Yes, the songs included on this CD are of course, almost without exception, excellent. HOWEVER, attempting to compile a single disc "Best Of" covering a 15 year period for a band which recorded so many memorable songs in a wide range of styles is an impossible task, and one which should never have been considered. Whatever songs were selected, thousands of people would be disappointed, frustrated and/or angry at the glaring omissions.
Just some of the tracks which you will not find here are: Shiny Happy People; It's the End of the World As We Know It; Pop Song 89; Radio Song; Near Wild Heaven; Crush With Eyeliner; Strange Currencies; Bang & Blame; Radio Free Europe... the list goes on and on. A terrible shame: a missed opportunity to create a wonderful double cd - or even a superb 3 or 4 disc set!
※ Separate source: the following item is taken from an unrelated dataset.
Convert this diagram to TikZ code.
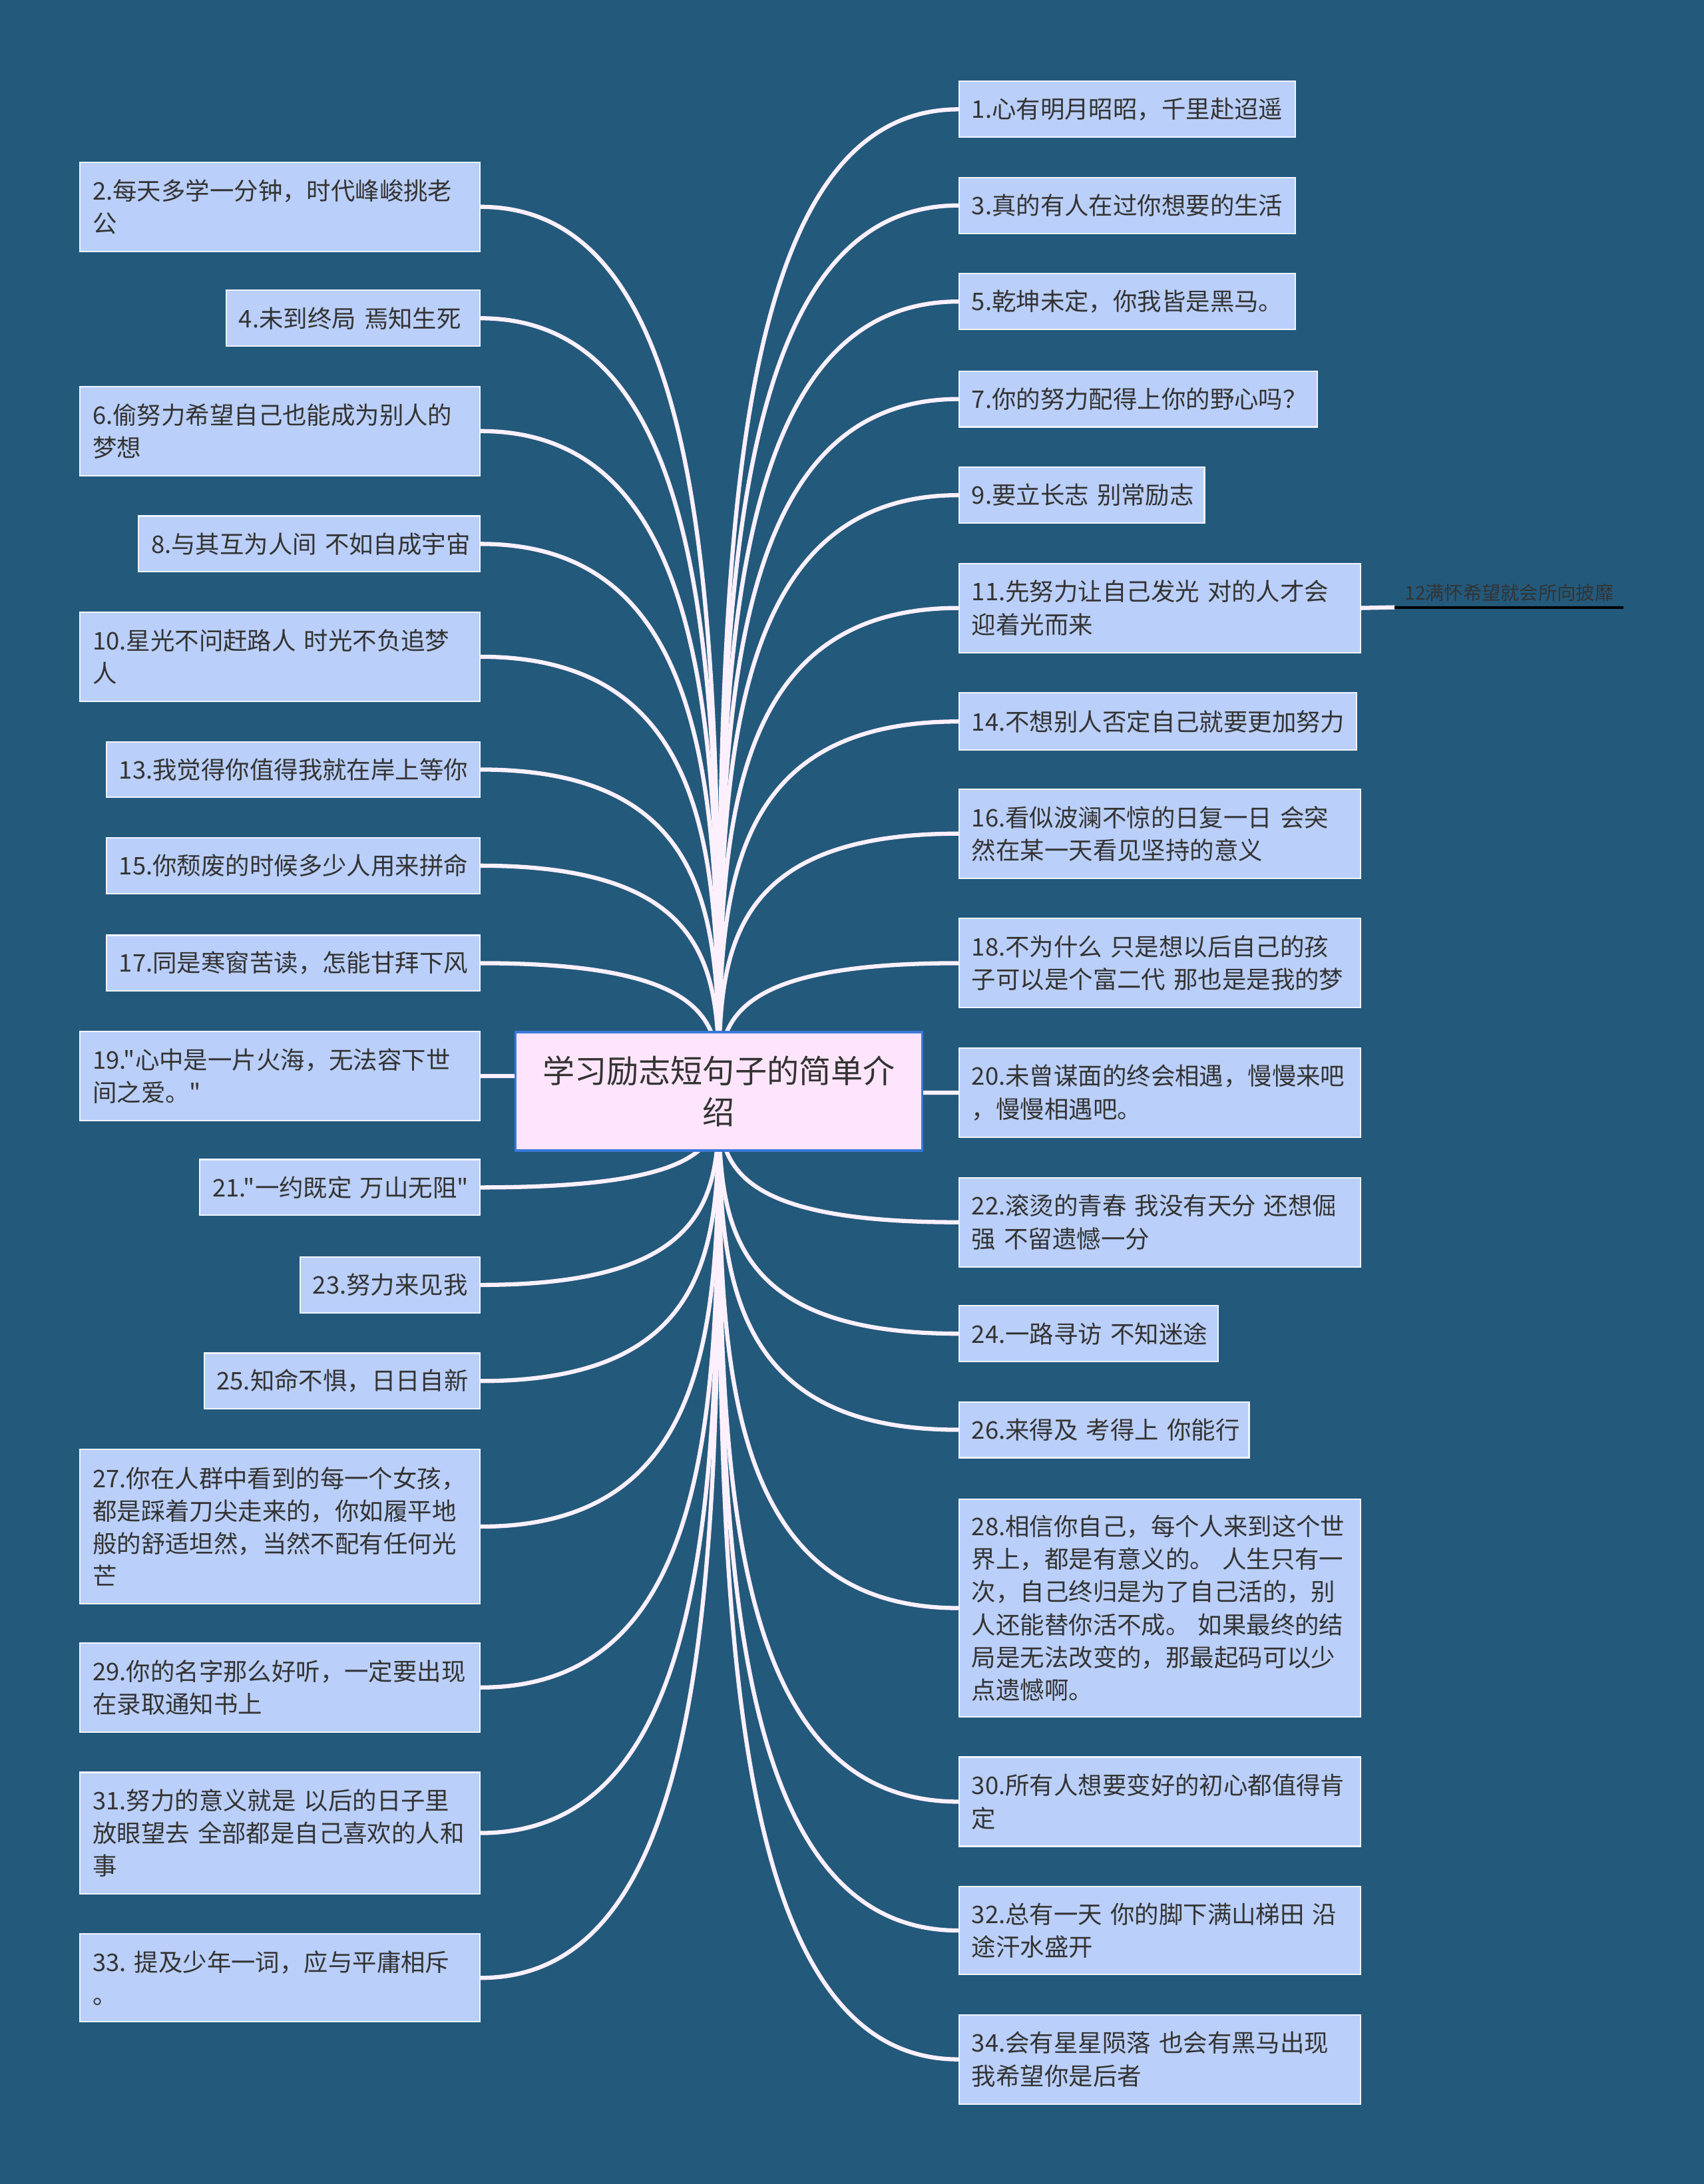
\documentclass[tikz,border=0pt]{standalone}
\usepackage{fontspec}
\newfontfamily\cjk{Noto Sans CJK SC}
\setmainfont{Noto Sans CJK SC}
\usetikzlibrary{calc}
\definecolor{bgc}{RGB}{35,89,123}
\definecolor{leaffill}{RGB}{186,207,250}
\definecolor{leafline}{RGB}{240,244,255}
\definecolor{rootfill}{RGB}{255,229,251}
\definecolor{rootline}{RGB}{58,120,216}
\definecolor{txt}{RGB}{51,51,51}
\definecolor{connc}{RGB}{253,240,253}
\pgfdeclarelayer{back}
\pgfdeclarelayer{edges}
\pgfsetlayers{back,edges,main}
\begin{document}
\begin{tikzpicture}[x=1pt,y=-1pt,
  leaf/.style={draw=leafline, line width=1pt, fill=leaffill, text=txt,
    inner xsep=9pt, inner ysep=2pt, align=left,
    font=\cjk\fontsize{17.4}{23.5}\selectfont},
  rootbox/.style={draw=rootline, line width=1.5pt, fill=rootfill, text=txt,
    align=center, minimum width=292pt, minimum height=85pt,
    font=\cjk\fontsize{23}{30}\selectfont},
  lbl/.style={text=txt, inner xsep=7pt, inner ysep=4pt, minimum width=164pt,
    font=\cjk\fontsize{13.5}{16}\selectfont},
  conn/.style={draw=connc, line width=3pt}]

\begin{pgfonlayer}{back}
\fill[bgc] (0,0) rectangle (1223,1568);
\end{pgfonlayer}

\node[rootbox] (c) at (516,783.5) {学习励志短句子的简单介\\绍};

% right column
\node[leaf, anchor=north west, minimum width=241pt, text width=223pt, minimum height=40pt] (n1) at (688,58) {1.心有明月昭昭，千里赴迢遥};
\node[leaf, anchor=north west, minimum width=241pt, text width=223pt, minimum height=40pt] (n3) at (688,127) {3.真的有人在过你想要的生活};
\node[leaf, anchor=north west, minimum width=241pt, text width=223pt, minimum height=40pt] (n5) at (688,196) {5.乾坤未定，你我皆是黑马。};
\node[leaf, anchor=north west, minimum width=257pt, text width=239pt, minimum height=40pt] (n7) at (688,266) {7.你的努力配得上你的野心吗？};
\node[leaf, anchor=north west, minimum width=176pt, text width=158pt, minimum height=40pt] (n9) at (688,335) {9.要立长志~别常励志};
\node[leaf, anchor=north west, minimum width=288pt, text width=270pt, minimum height=64pt] (n11) at (688,404) {11.先努力让自己发光~对的人才会\\迎着光而来};
\node[leaf, anchor=north west, minimum width=285pt, text width=267pt, minimum height=41pt] (n14) at (688,497) {14.不想别人否定自己就要更加努力};
\node[leaf, anchor=north west, minimum width=288pt, text width=270pt, minimum height=64pt] (n16) at (688,566) {16.看似波澜不惊的日复一日~会突\\然在某一天看见坚持的意义};
\node[leaf, anchor=north west, minimum width=288pt, text width=270pt, minimum height=64pt] (n18) at (688,659) {18.不为什么~只是想以后自己的孩\\子可以是个富二代~那也是是我的梦};
\node[leaf, anchor=north west, minimum width=288pt, text width=270pt, minimum height=64pt] (n20) at (688,752) {20.未曾谋面的终会相遇，慢慢来吧\\，慢慢相遇吧。};
\node[leaf, anchor=north west, minimum width=288pt, text width=270pt, minimum height=64pt] (n22) at (688,845) {22.滚烫的青春~我没有天分~还想倔\\强~不留遗憾一分};
\node[leaf, anchor=north west, minimum width=186pt, text width=168pt, minimum height=40pt] (n24) at (688,937) {24.一路寻访~不知迷途};
\node[leaf, anchor=north west, minimum width=208pt, text width=190pt, minimum height=40pt] (n26) at (688,1006) {26.来得及~考得上~你能行};
\node[leaf, anchor=north west, minimum width=288pt, text width=270pt, minimum height=156pt] (n28) at (688,1076) {28.相信你自己，每个人来到这个世\\界上，都是有意义的。~人生只有一\\次，自己终归是为了自己活的，别\\人还能替你活不成。~如果最终的结\\局是无法改变的，那最起码可以少\\点遗憾啊。};
\node[leaf, anchor=north west, minimum width=288pt, text width=270pt, minimum height=64pt] (n30) at (688,1261) {30.所有人想要变好的初心都值得肯\\定};
\node[leaf, anchor=north west, minimum width=288pt, text width=270pt, minimum height=63pt] (n32) at (688,1354) {32.总有一天~你的脚下满山梯田~沿\\途汗水盛开};
\node[leaf, anchor=north west, minimum width=288pt, text width=270pt, minimum height=64pt] (n34) at (688,1446) {34.会有星星陨落~也会有黑马出现\\我希望你是后者};

% left column
\node[leaf, anchor=north east, minimum width=287pt, text width=269pt, minimum height=64pt] (n2) at (345,116) {2.每天多学一分钟，时代峰峻挑老\\公};
\node[leaf, anchor=north east, minimum width=182pt, text width=164pt, minimum height=40pt] (n4) at (345,208) {4.未到终局~焉知生死};
\node[leaf, anchor=north east, minimum width=287pt, text width=269pt, minimum height=64pt] (n6) at (345,277) {6.偷努力希望自己也能成为别人的\\梦想};
\node[leaf, anchor=north east, minimum width=245pt, text width=227pt, minimum height=40pt] (n8) at (345,370) {8.与其互为人间~不如自成宇宙};
\node[leaf, anchor=north east, minimum width=287pt, text width=269pt, minimum height=64pt] (n10) at (345,439) {10.星光不问赶路人~时光不负追梦\\人};
\node[leaf, anchor=north east, minimum width=268pt, text width=250pt, minimum height=40pt] (n13) at (345,532) {13.我觉得你值得我就在岸上等你};
\node[leaf, anchor=north east, minimum width=268pt, text width=250pt, minimum height=40pt] (n15) at (345,601) {15.你颓废的时候多少人用来拼命};
\node[leaf, anchor=north east, minimum width=268pt, text width=250pt, minimum height=40pt] (n17) at (345,671) {17.同是寒窗苦读，怎能甘拜下风};
\node[leaf, anchor=north east, minimum width=287pt, text width=269pt, minimum height=64pt] (n19) at (345,740) {19."心中是一片火海，无法容下世\\间之爱。"};
\node[leaf, anchor=north east, minimum width=201pt, text width=183pt, minimum height=40pt] (n21) at (345,832) {21."一约既定~万山无阻"};
\node[leaf, anchor=north east, minimum width=129pt, text width=111pt, minimum height=40pt] (n23) at (345,902) {23.努力来见我};
\node[leaf, anchor=north east, minimum width=198pt, text width=180pt, minimum height=40pt] (n25) at (345,971) {25.知命不惧，日日自新};
\node[leaf, anchor=north east, minimum width=287pt, text width=269pt, minimum height=111pt] (n27) at (345,1040) {27.你在人群中看到的每一个女孩，\\都是踩着刀尖走来的，你如履平地\\般的舒适坦然，当然不配有任何光\\芒};
\node[leaf, anchor=north east, minimum width=287pt, text width=269pt, minimum height=64pt] (n29) at (345,1179) {29.你的名字那么好听，一定要出现\\在录取通知书上};
\node[leaf, anchor=north east, minimum width=287pt, text width=269pt, minimum height=87pt] (n31) at (345,1272) {31.努力的意义就是~以后的日子里\\放眼望去~全部都是自己喜欢的人和\\事};
\node[leaf, anchor=north east, minimum width=287pt, text width=269pt, minimum height=63pt] (n33) at (345,1388) {33.~提及少年一词，应与平庸相斥\\。};

% sub label of 11
\node[lbl, anchor=south west] (l12) at (1001,436) {12满怀希望就会所向披靡};

\begin{pgfonlayer}{edges}
\foreach \n/\s in {n1/west,n3/west,n5/west,n7/west,n9/west,n11/west,n14/west,n16/west,n18/west,n20/west,n22/west,n24/west,n26/west,n28/west,n30/west,n32/west,n34/west,
  n2/east,n4/east,n6/east,n8/east,n10/east,n13/east,n15/east,n17/east,n19/east,n21/east,n23/east,n25/east,n27/east,n29/east,n31/east,n33/east}
  \draw[conn] (c.center) .. controls ($(c.center)!0.5!(c.center|-\n.\s)$) and (c.center|-\n.\s) .. (\n.\s);
\draw[conn] (n11.east) -- (l12.south west);
\end{pgfonlayer}
\draw[line width=2pt, black] (l12.south west) -- (l12.south east);

\end{tikzpicture}
\end{document}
Next, and I'm sure not everyone will agree me here but this is a pet hate of mine - I detest seeing new material, unreleased songs, on Best Of / Greatest Hits albums. Two of the songs here fall into that category.
It's hard to see who this release is aimed at. Any real fan of the band will already own all of the songs except perhaps the two new ones (which aren't actually very good in comparison to the rest of the tracks here); and for new fans or those curious to obtain a sample of what REM are capable of, well this release doesn't come close to providing even a satisfactory overview of their output.
Finally, it is a write-protected release which means you can't copy it to your mp3 player or play it on your PC etc. To make matters worse, I find that the process of copy protecting a CD seems to have an adverse effect on the sound quality too.
In summary, there is a reason why you can pick up a copy of this for a couple of pounds... it's because that's all it is worth!
My personal recommendation would be to buy the previous "Best of"(covering the IRS singles upto 1987); Green; Out of Time; Automatic for the People; and Monster. This may sound like an expensive option but you can obtain VG quality second hand copies of each of them for £2 or less ... so for under a tenner, you really are getting the best of this great band.
1 of 1 people found the following review helpful
I confess, I was only familiar with a couple of tracks by R.E.M before I bought this album a few years back, but always liked what I heard. When I saw this compilation of their greatest hits in a second hand music store, I decided to give it a go and look into their music further. I am so glad that I did, so many of the songs on 'In Time' made my iTunes 'Top 25 Most Played' within days, and I quickly built up a collection of their studio albums around it.
This single CD captures the many highlights of R.E.M's internationally successful career from almost twenty years: 1988-2003 (although they actually started recording material as far back as 1982), so you can expect a collection of diverse and classic tracks.
If you only knew a few of R.E.M's songs, after one listen of this CD, if it doesn't convert you into a fan, nothing will. It's rare that I would say that I was a fan of every song on a rock band's hits collection, but this is one of those rare exceptions, because there isn't one on here that I dislike. As soon as I heard 'Man On The Moon' for the first time, I kept playing it over and over, even before I listened to anymore of the hits on here. 'Everybody Hurts' is an all time classic, and has comforted me during very bad periods of my life.
I don't even think that you have to be a serious fan of rock music to be able to enjoy R.E.M. The band have so many songs that will appear to people of all musical tastes. If you're looking around for a more extensive collection of music than this single CD, then try the following two-disc set instead: Part Lies, Part Heart, Part Truth, Part Garbage, 1982-2011.